=== Exercise instructions ===
Output the material beneath this task exactly, images excluded.
"""
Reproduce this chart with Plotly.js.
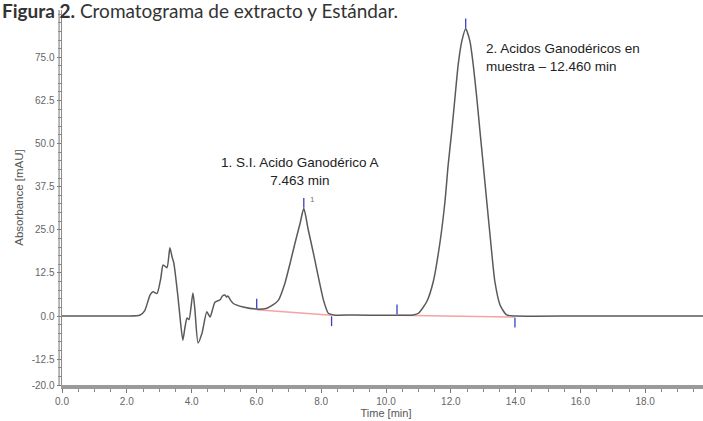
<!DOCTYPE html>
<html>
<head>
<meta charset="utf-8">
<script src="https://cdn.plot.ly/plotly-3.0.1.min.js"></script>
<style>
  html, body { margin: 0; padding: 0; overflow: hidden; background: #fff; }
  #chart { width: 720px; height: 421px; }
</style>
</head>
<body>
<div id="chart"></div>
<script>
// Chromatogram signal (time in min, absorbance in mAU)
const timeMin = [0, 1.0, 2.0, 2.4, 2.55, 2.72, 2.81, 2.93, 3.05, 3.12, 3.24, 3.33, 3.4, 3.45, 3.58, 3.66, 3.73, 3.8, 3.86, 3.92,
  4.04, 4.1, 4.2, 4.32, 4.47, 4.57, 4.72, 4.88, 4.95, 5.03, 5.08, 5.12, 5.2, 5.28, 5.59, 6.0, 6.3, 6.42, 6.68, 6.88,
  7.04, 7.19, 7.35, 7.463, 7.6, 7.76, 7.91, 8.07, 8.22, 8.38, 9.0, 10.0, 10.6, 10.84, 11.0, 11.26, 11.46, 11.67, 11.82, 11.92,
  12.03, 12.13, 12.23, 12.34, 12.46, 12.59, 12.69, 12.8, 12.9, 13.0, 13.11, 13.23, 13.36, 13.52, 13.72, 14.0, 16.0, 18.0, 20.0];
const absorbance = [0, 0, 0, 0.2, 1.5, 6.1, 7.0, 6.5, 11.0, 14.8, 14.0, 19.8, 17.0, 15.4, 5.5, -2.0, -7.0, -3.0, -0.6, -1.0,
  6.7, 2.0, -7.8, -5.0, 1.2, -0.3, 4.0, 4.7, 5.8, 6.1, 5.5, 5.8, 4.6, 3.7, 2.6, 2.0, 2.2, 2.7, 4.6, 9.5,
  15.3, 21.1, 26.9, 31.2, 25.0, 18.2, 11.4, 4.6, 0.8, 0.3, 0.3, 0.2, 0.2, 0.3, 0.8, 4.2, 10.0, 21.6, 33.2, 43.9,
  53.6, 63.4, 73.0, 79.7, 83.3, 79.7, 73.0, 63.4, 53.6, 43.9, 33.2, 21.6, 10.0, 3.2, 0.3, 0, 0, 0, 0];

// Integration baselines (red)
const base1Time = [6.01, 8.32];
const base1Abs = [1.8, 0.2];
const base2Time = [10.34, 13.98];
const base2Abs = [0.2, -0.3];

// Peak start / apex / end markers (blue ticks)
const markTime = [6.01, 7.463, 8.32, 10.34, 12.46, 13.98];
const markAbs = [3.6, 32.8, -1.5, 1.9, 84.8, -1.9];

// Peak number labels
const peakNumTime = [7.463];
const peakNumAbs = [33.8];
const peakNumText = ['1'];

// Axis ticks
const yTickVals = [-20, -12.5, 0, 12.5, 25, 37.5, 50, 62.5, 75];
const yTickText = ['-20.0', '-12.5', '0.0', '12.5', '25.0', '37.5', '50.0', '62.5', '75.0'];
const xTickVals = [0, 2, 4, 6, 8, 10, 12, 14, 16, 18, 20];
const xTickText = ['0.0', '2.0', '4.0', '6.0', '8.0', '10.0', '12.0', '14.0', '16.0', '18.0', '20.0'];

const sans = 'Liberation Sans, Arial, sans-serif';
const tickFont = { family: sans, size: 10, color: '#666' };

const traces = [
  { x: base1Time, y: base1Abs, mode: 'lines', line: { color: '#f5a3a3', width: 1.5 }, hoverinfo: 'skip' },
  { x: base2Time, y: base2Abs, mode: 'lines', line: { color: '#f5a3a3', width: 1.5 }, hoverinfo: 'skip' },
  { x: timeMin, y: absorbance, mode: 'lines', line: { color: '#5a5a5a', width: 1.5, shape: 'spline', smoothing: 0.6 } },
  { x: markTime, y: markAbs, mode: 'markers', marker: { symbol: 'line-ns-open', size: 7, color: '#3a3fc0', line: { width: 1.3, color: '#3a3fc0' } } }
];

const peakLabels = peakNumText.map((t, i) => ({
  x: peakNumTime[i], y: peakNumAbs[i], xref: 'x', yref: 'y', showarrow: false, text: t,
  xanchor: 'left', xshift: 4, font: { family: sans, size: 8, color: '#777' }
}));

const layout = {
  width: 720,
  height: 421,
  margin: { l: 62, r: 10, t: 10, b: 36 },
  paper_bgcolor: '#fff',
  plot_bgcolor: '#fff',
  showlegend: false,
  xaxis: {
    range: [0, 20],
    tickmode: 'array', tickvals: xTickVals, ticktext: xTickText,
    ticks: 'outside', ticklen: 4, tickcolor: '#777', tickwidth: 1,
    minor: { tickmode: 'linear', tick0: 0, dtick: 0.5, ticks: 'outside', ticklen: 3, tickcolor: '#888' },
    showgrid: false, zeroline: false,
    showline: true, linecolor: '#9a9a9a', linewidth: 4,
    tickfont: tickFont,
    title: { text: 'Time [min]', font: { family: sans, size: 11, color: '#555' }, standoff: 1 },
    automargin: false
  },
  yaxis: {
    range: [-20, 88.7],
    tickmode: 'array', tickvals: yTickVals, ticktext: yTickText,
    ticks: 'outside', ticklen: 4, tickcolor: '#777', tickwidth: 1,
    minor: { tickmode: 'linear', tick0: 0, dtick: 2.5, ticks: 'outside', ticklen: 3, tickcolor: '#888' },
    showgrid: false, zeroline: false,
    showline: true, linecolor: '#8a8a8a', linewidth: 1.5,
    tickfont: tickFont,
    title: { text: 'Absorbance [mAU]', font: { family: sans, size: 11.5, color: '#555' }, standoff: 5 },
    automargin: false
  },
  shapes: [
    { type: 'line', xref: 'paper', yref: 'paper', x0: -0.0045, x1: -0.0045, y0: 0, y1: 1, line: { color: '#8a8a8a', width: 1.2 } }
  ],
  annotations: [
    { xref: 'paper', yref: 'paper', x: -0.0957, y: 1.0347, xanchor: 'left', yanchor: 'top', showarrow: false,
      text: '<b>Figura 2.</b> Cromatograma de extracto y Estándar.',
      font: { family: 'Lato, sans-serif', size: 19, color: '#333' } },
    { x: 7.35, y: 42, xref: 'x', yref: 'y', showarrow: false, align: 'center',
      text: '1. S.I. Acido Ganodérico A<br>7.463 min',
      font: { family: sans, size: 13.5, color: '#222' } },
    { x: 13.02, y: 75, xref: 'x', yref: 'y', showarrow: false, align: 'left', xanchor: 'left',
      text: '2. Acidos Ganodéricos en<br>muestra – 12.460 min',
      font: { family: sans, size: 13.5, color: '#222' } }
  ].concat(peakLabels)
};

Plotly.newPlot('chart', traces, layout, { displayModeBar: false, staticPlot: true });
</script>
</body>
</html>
"""
=== Result of the task ===
Reproduce this chart with Plotly.js.
<!DOCTYPE html>
<html>
<head>
<meta charset="utf-8">
<script src="https://cdn.plot.ly/plotly-3.0.1.min.js"></script>
<style>
  html, body { margin: 0; padding: 0; overflow: hidden; background: #fff; }
  #chart { width: 720px; height: 421px; }
</style>
</head>
<body>
<div id="chart"></div>
<script>
// Chromatogram signal (time in min, absorbance in mAU)
const timeMin = [0, 1.0, 2.0, 2.4, 2.55, 2.72, 2.81, 2.93, 3.05, 3.12, 3.24, 3.33, 3.4, 3.45, 3.58, 3.66, 3.73, 3.8, 3.86, 3.92,
  4.04, 4.1, 4.2, 4.32, 4.47, 4.57, 4.72, 4.88, 4.95, 5.03, 5.08, 5.12, 5.2, 5.28, 5.59, 6.0, 6.3, 6.42, 6.68, 6.88,
  7.04, 7.19, 7.35, 7.463, 7.6, 7.76, 7.91, 8.07, 8.22, 8.38, 9.0, 10.0, 10.6, 10.84, 11.0, 11.26, 11.46, 11.67, 11.82, 11.92,
  12.03, 12.13, 12.23, 12.34, 12.46, 12.59, 12.69, 12.8, 12.9, 13.0, 13.11, 13.23, 13.36, 13.52, 13.72, 14.0, 16.0, 18.0, 20.0];
const absorbance = [0, 0, 0, 0.2, 1.5, 6.1, 7.0, 6.5, 11.0, 14.8, 14.0, 19.8, 17.0, 15.4, 5.5, -2.0, -7.0, -3.0, -0.6, -1.0,
  6.7, 2.0, -7.8, -5.0, 1.2, -0.3, 4.0, 4.7, 5.8, 6.1, 5.5, 5.8, 4.6, 3.7, 2.6, 2.0, 2.2, 2.7, 4.6, 9.5,
  15.3, 21.1, 26.9, 31.2, 25.0, 18.2, 11.4, 4.6, 0.8, 0.3, 0.3, 0.2, 0.2, 0.3, 0.8, 4.2, 10.0, 21.6, 33.2, 43.9,
  53.6, 63.4, 73.0, 79.7, 83.3, 79.7, 73.0, 63.4, 53.6, 43.9, 33.2, 21.6, 10.0, 3.2, 0.3, 0, 0, 0, 0];

// Integration baselines (red)
const base1Time = [6.01, 8.32];
const base1Abs = [1.8, 0.2];
const base2Time = [10.34, 13.98];
const base2Abs = [0.2, -0.3];

// Peak start / apex / end markers (blue ticks)
const markTime = [6.01, 7.463, 8.32, 10.34, 12.46, 13.98];
const markAbs = [3.6, 32.8, -1.5, 1.9, 84.8, -1.9];

// Peak number labels
const peakNumTime = [7.463];
const peakNumAbs = [33.8];
const peakNumText = ['1'];

// Axis ticks
const yTickVals = [-20, -12.5, 0, 12.5, 25, 37.5, 50, 62.5, 75];
const yTickText = ['-20.0', '-12.5', '0.0', '12.5', '25.0', '37.5', '50.0', '62.5', '75.0'];
const xTickVals = [0, 2, 4, 6, 8, 10, 12, 14, 16, 18, 20];
const xTickText = ['0.0', '2.0', '4.0', '6.0', '8.0', '10.0', '12.0', '14.0', '16.0', '18.0', '20.0'];

const sans = 'Liberation Sans, Arial, sans-serif';
const tickFont = { family: sans, size: 10, color: '#666' };

const traces = [
  { x: base1Time, y: base1Abs, mode: 'lines', line: { color: '#f5a3a3', width: 1.5 }, hoverinfo: 'skip' },
  { x: base2Time, y: base2Abs, mode: 'lines', line: { color: '#f5a3a3', width: 1.5 }, hoverinfo: 'skip' },
  { x: timeMin, y: absorbance, mode: 'lines', line: { color: '#5a5a5a', width: 1.5, shape: 'spline', smoothing: 0.6 } },
  { x: markTime, y: markAbs, mode: 'markers', marker: { symbol: 'line-ns-open', size: 7, color: '#3a3fc0', line: { width: 1.3, color: '#3a3fc0' } } }
];

const peakLabels = peakNumText.map((t, i) => ({
  x: peakNumTime[i], y: peakNumAbs[i], xref: 'x', yref: 'y', showarrow: false, text: t,
  xanchor: 'left', xshift: 4, font: { family: sans, size: 8, color: '#777' }
}));

const layout = {
  width: 720,
  height: 421,
  margin: { l: 62, r: 10, t: 10, b: 36 },
  paper_bgcolor: '#fff',
  plot_bgcolor: '#fff',
  showlegend: false,
  xaxis: {
    range: [0, 20],
    tickmode: 'array', tickvals: xTickVals, ticktext: xTickText,
    ticks: 'outside', ticklen: 4, tickcolor: '#777', tickwidth: 1,
    minor: { tickmode: 'linear', tick0: 0, dtick: 0.5, ticks: 'outside', ticklen: 3, tickcolor: '#888' },
    showgrid: false, zeroline: false,
    showline: true, linecolor: '#9a9a9a', linewidth: 4,
    tickfont: tickFont,
    title: { text: 'Time [min]', font: { family: sans, size: 11, color: '#555' }, standoff: 1 },
    automargin: false
  },
  yaxis: {
    range: [-20, 88.7],
    tickmode: 'array', tickvals: yTickVals, ticktext: yTickText,
    ticks: 'outside', ticklen: 4, tickcolor: '#777', tickwidth: 1,
    minor: { tickmode: 'linear', tick0: 0, dtick: 2.5, ticks: 'outside', ticklen: 3, tickcolor: '#888' },
    showgrid: false, zeroline: false,
    showline: true, linecolor: '#8a8a8a', linewidth: 1.5,
    tickfont: tickFont,
    title: { text: 'Absorbance [mAU]', font: { family: sans, size: 11.5, color: '#555' }, standoff: 5 },
    automargin: false
  },
  shapes: [
    { type: 'line', xref: 'paper', yref: 'paper', x0: -0.0045, x1: -0.0045, y0: 0, y1: 1, line: { color: '#8a8a8a', width: 1.2 } }
  ],
  annotations: [
    { xref: 'paper', yref: 'paper', x: -0.0957, y: 1.0347, xanchor: 'left', yanchor: 'top', showarrow: false,
      text: '<b>Figura 2.</b> Cromatograma de extracto y Estándar.',
      font: { family: 'Lato, sans-serif', size: 19, color: '#333' } },
    { x: 7.35, y: 42, xref: 'x', yref: 'y', showarrow: false, align: 'center',
      text: '1. S.I. Acido Ganodérico A<br>7.463 min',
      font: { family: sans, size: 13.5, color: '#222' } },
    { x: 13.02, y: 75, xref: 'x', yref: 'y', showarrow: false, align: 'left', xanchor: 'left',
      text: '2. Acidos Ganodéricos en<br>muestra – 12.460 min',
      font: { family: sans, size: 13.5, color: '#222' } }
  ].concat(peakLabels)
};

Plotly.newPlot('chart', traces, layout, { displayModeBar: false, staticPlot: true });
</script>
</body>
</html>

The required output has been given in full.